The order is for a mix of baseline Max 8s equipped with 189 seats and high-capacity Max 8-200s with 197 seats.
Akasa Air has ambitious growth plans. It aims to have 18 737 Max aircraft in service by the end of the India’s 2022-23 financial year on 31 March 2023. In the successive four years, it aims to take 12 to 14 aircraft annually.
Dube says that the airline looked at a range of narrowbody types before deciding on the 737. Describing the complexity of such an acquisition, Dube says that key considerations were unit costs, maintenance costs and delivery streams.
“When you put all of that together, we felt that the Max was the aircraft for us, and we’re very, very happy with that decision,” he says.
The airline will operate as a pure budget carrier. Some media outlets have labelled the new carrier as an ‘ultra-low-cost carrier’, but Dube questions what this term actually means in airline practice.
“We’re just a normal budget carrier, we’ll have a single aircraft type, we’ll have all economy seats and a ‘buy on board’ product…there’s nothing out of the ordinary in terms of the business model we’re planning. But of course, having a very strong cost structure is extremely important for the longevity of an airline – and we will have a very competitive cost structure.”

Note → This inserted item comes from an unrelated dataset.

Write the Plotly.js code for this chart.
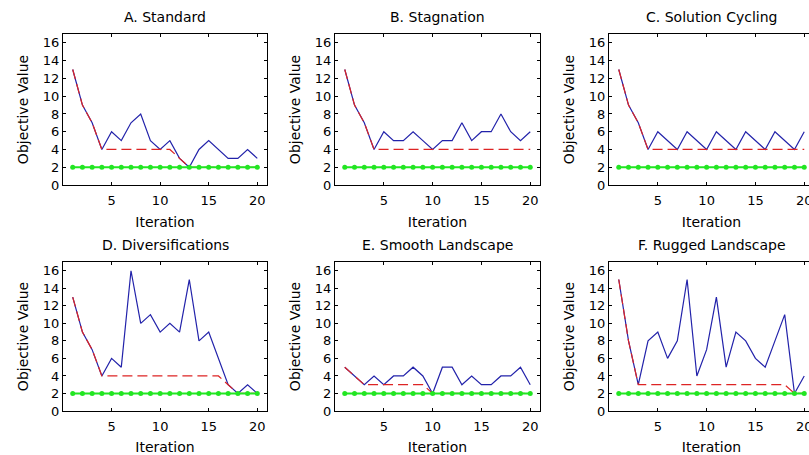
<!DOCTYPE html>
<html>
<head>
<meta charset="utf-8">
<script src="https://cdn.plot.ly/plotly-3.0.1.min.js"></script>
<style>
html,body{margin:0;padding:0;overflow:hidden;background:#fff;width:809px;height:455px;}
#plot{width:830px;height:455px;}
</style>
</head>
<body>
<div id="plot"></div>
<script>
const iterations = [1,2,3,4,5,6,7,8,9,10,11,12,13,14,15,16,17,18,19,20];
const panelTitles = ["A. Standard","B. Stagnation","C. Solution Cycling","D. Diversifications","E. Smooth Landscape","F. Rugged Landscape"];

const currentA = [13,9,7,4,6,5,7,8,5,4,5,3,2,4,5,4,3,3,4,3];
const bestA    = [13,9,7,4,4,4,4,4,4,4,4,3,2,2,2,2,2,2,2,2];
const currentB = [13,9,7,4,6,5,5,6,5,4,5,5,7,5,6,6,8,6,5,6];
const bestB    = [13,9,7,4,4,4,4,4,4,4,4,4,4,4,4,4,4,4,4,4];
const currentC = [13,9,7,4,6,5,4,6,5,4,6,5,4,6,5,4,6,5,4,6];
const bestC    = [13,9,7,4,4,4,4,4,4,4,4,4,4,4,4,4,4,4,4,4];
const currentD = [13,9,7,4,6,5,16,10,11,9,10,9,15,8,9,6,3,2,3,2];
const bestD    = [13,9,7,4,4,4,4,4,4,4,4,4,4,4,4,4,3,2,2,2];
const currentE = [5,4,3,4,3,4,4,5,4,2,5,5,3,4,3,3,4,4,5,3];
const bestE    = [5,4,3,3,3,3,3,3,3,2,2,2,2,2,2,2,2,2,2,2];
const currentF = [15,8,3,8,9,6,8,15,4,7,13,5,9,8,6,5,8,11,2,4];
const bestF    = [15,8,3,3,3,3,3,3,3,3,3,3,3,3,3,3,3,3,2,2];
const optimum  = [2,2,2,2,2,2,2,2,2,2,2,2,2,2,2,2,2,2,2,2];

const xTicks = [5,10,15,20];
const yTicks = [0,2,4,6,8,10,12,14,16];

const currents = [currentA,currentB,currentC,currentD,currentE,currentF];
const bests = [bestA,bestB,bestC,bestD,bestE,bestF];

const W = 830, H = 455;
const cols = [[63,267],[335,540],[609,814]];
const rows = [[34,185],[262,411]];
const FONT = "DejaVu Sans";

const traces = [];
const layout = {
  width: W, height: H,
  margin: {l:0,r:0,t:0,b:0},
  paper_bgcolor: "#fff", plot_bgcolor: "#fff",
  showlegend: false,
  font: {family: FONT, size: 13, color: "#000"},
  annotations: []
};

for (let i = 0; i < 6; i++) {
  const c = cols[i % 3], r = rows[Math.floor(i / 3)];
  const n = i === 0 ? "" : String(i + 1);
  const xa = "x" + n, ya = "y" + n;
  traces.push({x: iterations, y: currents[i], xaxis: xa, yaxis: ya, mode: "lines",
    line: {color: "#2222aa", width: 1.2}, hoverinfo: "skip"});
  traces.push({x: iterations, y: bests[i], xaxis: xa, yaxis: ya, mode: "lines",
    line: {color: "#dd2424", width: 1.2, dash: "10px,5px"}, hoverinfo: "skip"});
  traces.push({x: iterations, y: optimum, xaxis: xa, yaxis: ya, mode: "lines+markers",
    line: {color: "#22e622", width: 2}, marker: {color: "#22e622", size: 5, symbol: "circle"}, hoverinfo: "skip"});
  const axCommon = {
    showgrid: false, zeroline: false, showline: true, linecolor: "#000", linewidth: 1,
    mirror: "ticks", ticks: "inside", ticklen: 3, tickcolor: "#000", tickwidth: 1,
    tickfont: {family: FONT, size: 13, color: "#000"}, fixedrange: true
  };
  layout["xaxis" + n] = Object.assign({}, axCommon, {
    domain: [c[0] / W, c[1] / W], range: [0, 21], anchor: ya,
    tickvals: xTicks, ticktext: xTicks.map(String), ticklabelstandoff: 3,
    title: {text: "Iteration", font: {family: FONT, size: 14, color: "#000"}, standoff: 10}
  });
  layout["yaxis" + n] = Object.assign({}, axCommon, {
    domain: [1 - r[1] / H, 1 - r[0] / H], range: [0, 17], anchor: xa,
    tickvals: yTicks, ticktext: yTicks.map(String),
    title: {text: "Objective Value", font: {family: FONT, size: 14, color: "#000"}, standoff: 10}
  });
  layout.annotations.push({
    text: panelTitles[i], xref: "paper", yref: "paper",
    x: (c[0] + c[1]) / 2 / W, y: 1 - (r[0] - 17) / H,
    xanchor: "center", yanchor: "middle", showarrow: false,
    font: {family: FONT, size: 14, color: "#000"}
  });
}

Plotly.newPlot("plot", traces, layout, {staticPlot: true, displayModeBar: false});
</script>
</body>
</html>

For the time being, Dube and his team are dealing with the massive set of tasks associated with building a new airline, such as hiring crew and front-line staff, implementing technology, creating a line maintenance organisation, considering real estate, making training decisions, and dealing with third-party contracts.
One important aim is building what Dube calls an “employee-centric” company.
“If we just stay focused on the fundamentals for ourselves, we will be able to carve out a space that is fun and that is profitable… customers and employees will enjoy, and this will pay returns to our shareholders as well.”
The Akasa team has also been dealing with Indian regulators. Dube feels it is getting “a lot of support from the government”.
Initially, Akasa will focus on operating domestic routes from India’s biggest cities (‘metros’ in local parlance) to the country’s universe of ‘tier-two’ and ‘tier-three’ cities. Dube fires off a large number of such potential destinations, with names such as Bhopal, Chandigarh, Jaipur, Patna and many others.
“We will have some metro-metro flying because you need to get your aircraft moved across the system, but our target is going to be metros to tier-two and tier-three cities.”
International services are likely to follow in 2023 after the Akasa fleet hits 20 aircraft. In 2016 India moved away from its notorious ‘5/20’ rule, which dictated that airlines had to operate for five years and have 20 aircraft before operating overseas routes.
While the five-year stipulation is gone, the 20-aircraft rule is still in place. Based on its growth plans, Akasa will hit the 20-aircraft mark in 2023.
Dube says that it is “too early to say” where Akasa will fly internationally, but notes that the Middle East and Southeast Asia are within range for the 737 Max. Indeed, these are key markets for India’s other carriers. International growth will also depend on where Akasa can secure traffic rights and the availability of slots.
Despite the promise of Indian air travel growth, Akasa will enter a tough market, dominated by the incumbent low-cost carrier IndiGo, which in 2021 consistently maintained over 50% market share in terms passengers carried. Akasa will also find itself vying with other budget carriers such as Air India Express, AirAsia India, Go First and SpiceJet. Full-service carriers Air India and Vistara are also in the market, and there are constant rumours that Jet Airways, which ceased operations in 2019, will be revived.
Adding an additional twist is Tata Sons’ ongoing acquisition of Air India. Though Tata has yet to confirm its plans, analysts believe that it will fold Vistara into Air India, and AirAsia India into Air India Express.
Amid this crowded market, Dube is sanguine about Akasa’s prospects, stating that the key to success will be running a tight ship, keeping costs low, and building the right culture. The market, he feels, offers a big opportunity for a well-run carrier.
“The Indian air travel pie is going to grow and grow and grow, as it has done for the last 10 years,” he says. “And when the pie is growing that much, there is always room for a well-run, cost-efficient, well-capitalised, professionally-set-up and managed airline.”